The property has a spectacular view of Put-in-Bay harbor and of the lake to the west looking out towards Rattlesnake Island. It also has a private dock. According to reports, the Pesickas were interested in saving the home but discovered issues with the foundation which would have made making extensive changes difficult and expensive. A new home, similar in style to Seven Gables, but not identical, is planned
for the now-vacant lot. Interestingly, Island mystery writer, Bob Adamov used the home in his popular novels. It was the home of the lead character Emerson Moore’s Aunt Anne in his books.

When Bob saw the house coming down, he posted it on the Put-in-Bay Facebook Page and asked his readers to explain its demise with creative plot ideas. His readers responded with numerous plots. A couple we liked were the following. “Racing speedboat chase across Lake Erie by the Coast Guard. Illegal immigrant smuggling suspected. As they near Put-in-Bay, the speedboat driver dives overboard and the boat jumps the dock, airborne, and lands/crashed into Aunt Annie’s house.

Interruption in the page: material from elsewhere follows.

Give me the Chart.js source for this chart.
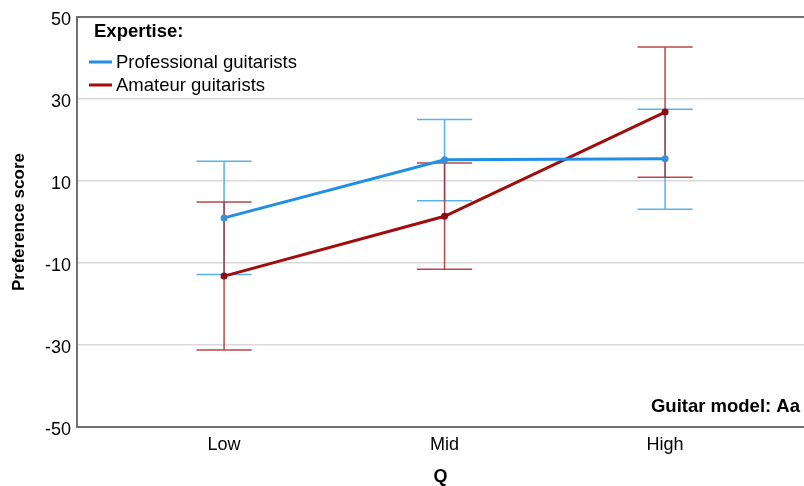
<!DOCTYPE html>
<html>
<head>
<meta charset="utf-8">
<script src="https://cdn.jsdelivr.net/npm/chart.js@4/dist/chart.umd.min.js"></script>
<style>
  html, body { margin: 0; padding: 0; background: #fff; overflow: hidden; }
  canvas { display: block; }
</style>
</head>
<body>
<canvas id="chart" width="808" height="486"></canvas>
<script>
// Q levels on the x axis
const categories = ['Low', 'Mid', 'High'];
const yTicks = [-50, -30, -10, 10, 30, 50];

// Mean preference score with error-bar limits per Q level
const proMean  = [1.0, 15.2, 15.4];
const proLow   = [-12.8, 5.2, 3.1];
const proHigh  = [14.8, 25.0, 27.5];

const amaMean  = [-13.2, 1.4, 26.8];
const amaLow   = [-31.2, -11.5, 10.9];
const amaHigh  = [4.9, 14.4, 42.7];

const seriesNames = ['Professional guitarists', 'Amateur guitarists'];
const legendTitle = 'Expertise:';
const panelLabel = 'Guitar model: Aa';

const FONT = '"Liberation Sans", Arial, sans-serif';
const BLUE = '#1f8fe5';
const RED = '#a00d0d';
const BLUE_ERR = 'rgba(70,170,235,0.9)';
const RED_ERR = 'rgba(170,40,40,0.85)';

const toPoints = arr => arr.map((v, i) => ({ x: i, y: v }));

// Vertical error bars with caps, drawn under the lines
const errorBars = {
  id: 'errorBars',
  beforeDatasetsDraw(chart) {
    const { ctx, scales: { x, y } } = chart;
    const sets = [
      { lo: proLow, hi: proHigh, color: BLUE_ERR },
      { lo: amaLow, hi: amaHigh, color: RED_ERR }
    ];
    ctx.save();
    ctx.lineWidth = 1.5;
    sets.forEach(s => {
      ctx.strokeStyle = s.color;
      s.lo.forEach((lo, i) => {
        const px = x.getPixelForValue(i);
        const capHalf = (x.getPixelForValue(1) - x.getPixelForValue(0)) * 0.125;
        const yl = y.getPixelForValue(lo);
        const yh = y.getPixelForValue(s.hi[i]);
        ctx.beginPath();
        ctx.moveTo(px, yl); ctx.lineTo(px, yh);
        ctx.moveTo(px - capHalf, yl); ctx.lineTo(px + capHalf, yl);
        ctx.moveTo(px - capHalf, yh); ctx.lineTo(px + capHalf, yh);
        ctx.stroke();
      });
    });
    ctx.restore();
  }
};

// Legend box inside the plot plus the panel label
const annotations = {
  id: 'annotations',
  afterDraw(chart) {
    const { ctx, chartArea } = chart;
    ctx.save();
    ctx.textBaseline = 'middle';
    ctx.fillStyle = '#000';
    ctx.font = 'bold 18.5px ' + FONT;
    ctx.textAlign = 'left';
    ctx.fillText(legendTitle, chartArea.left + 17, 32);

    ctx.font = '18.5px ' + FONT;
    chart.data.datasets.forEach((ds, i) => {
      const yy = 62 + i * 23;
      ctx.strokeStyle = ds.borderColor;
      ctx.lineWidth = 3;
      ctx.beginPath();
      ctx.moveTo(chartArea.left + 12, yy);
      ctx.lineTo(chartArea.left + 35, yy);
      ctx.stroke();
      ctx.fillStyle = '#000';
      ctx.fillText(ds.label, chartArea.left + 39, yy + 1);
    });

    ctx.font = 'bold 18.5px ' + FONT;
    ctx.textAlign = 'right';
    ctx.fillText(panelLabel, 800, 407);
    ctx.restore();
  }
};

new Chart(document.getElementById('chart'), {
  type: 'line',
  data: {
    datasets: [
      {
        label: seriesNames[0],
        data: toPoints(proMean),
        borderColor: BLUE,
        backgroundColor: BLUE,
        borderWidth: 3,
        pointRadius: 3.5,
        pointBackgroundColor: '#3a8fdc',
        pointBorderWidth: 0
      },
      {
        label: seriesNames[1],
        data: toPoints(amaMean),
        borderColor: RED,
        backgroundColor: RED,
        borderWidth: 3,
        pointRadius: 3.5,
        pointBackgroundColor: '#8e0a14',
        pointBorderWidth: 0
      }
    ]
  },
  options: {
    responsive: false,
    animation: false,
    layout: { padding: { top: 17, right: 0, left: 0, bottom: 0 } },
    plugins: {
      legend: { display: false },
      tooltip: { enabled: false }
    },
    scales: {
      x: {
        type: 'linear',
        min: -0.667,
        max: 2.63,
        afterBuildTicks: s => { s.ticks = categories.map((_, i) => ({ value: i })); },
        afterFit: s => { s.height = 59; },
        ticks: {
          callback: v => categories[v],
          font: { family: FONT, size: 18 },
          color: '#000',
          padding: 7,
          maxRotation: 0
        },
        grid: { display: false, drawTicks: false },
        border: { display: true, color: '#707070', width: 2 },
        title: {
          display: true,
          text: 'Q',
          font: { family: FONT, size: 18, weight: 'bold', lineHeight: 1 },
          color: '#000',
          padding: { top: 0, bottom: 0 }
        }
      },
      y: {
        min: -50,
        max: 50,
        afterBuildTicks: s => { s.ticks = yTicks.map(v => ({ value: v })); },
        afterFit: s => { s.width = 77; },
        ticks: {
          font: { family: FONT, size: 18 },
          color: '#000',
          padding: 6,
          labelOffset: 3
        },
        grid: {
          drawTicks: false,
          color: c => c.tick && c.tick.value === 50 ? '#707070' : (c.tick && c.tick.value === -50 ? 'rgba(0,0,0,0)' : '#d9d9d9'),
          lineWidth: c => c.tick && c.tick.value === 50 ? 2 : 1.5
        },
        border: { display: true, color: '#707070', width: 2 },
        title: {
          display: true,
          text: 'Preference score',
          font: { family: FONT, size: 17, weight: 'bold', lineHeight: 1.2 },
          color: '#000',
          padding: { top: 9, bottom: 0 }
        }
      }
    }
  },
  plugins: [errorBars, annotations]
});
</script>
</body>
</html>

The investigation takes Emerson to Guatemala jungles, Mexico, and involves ICE.” “Auntie fell and broke her hip and had to go to a rehab home. Squatters made themselves at home and left the stove on in the kitchen turned meth lab. It starts a fire while they are gone. They return to a burned out shell. Meanwhile, they had been pawning Auntie’s valuables on the mainland. Auntie, now fully recovered, joined reporter in locating druggies.”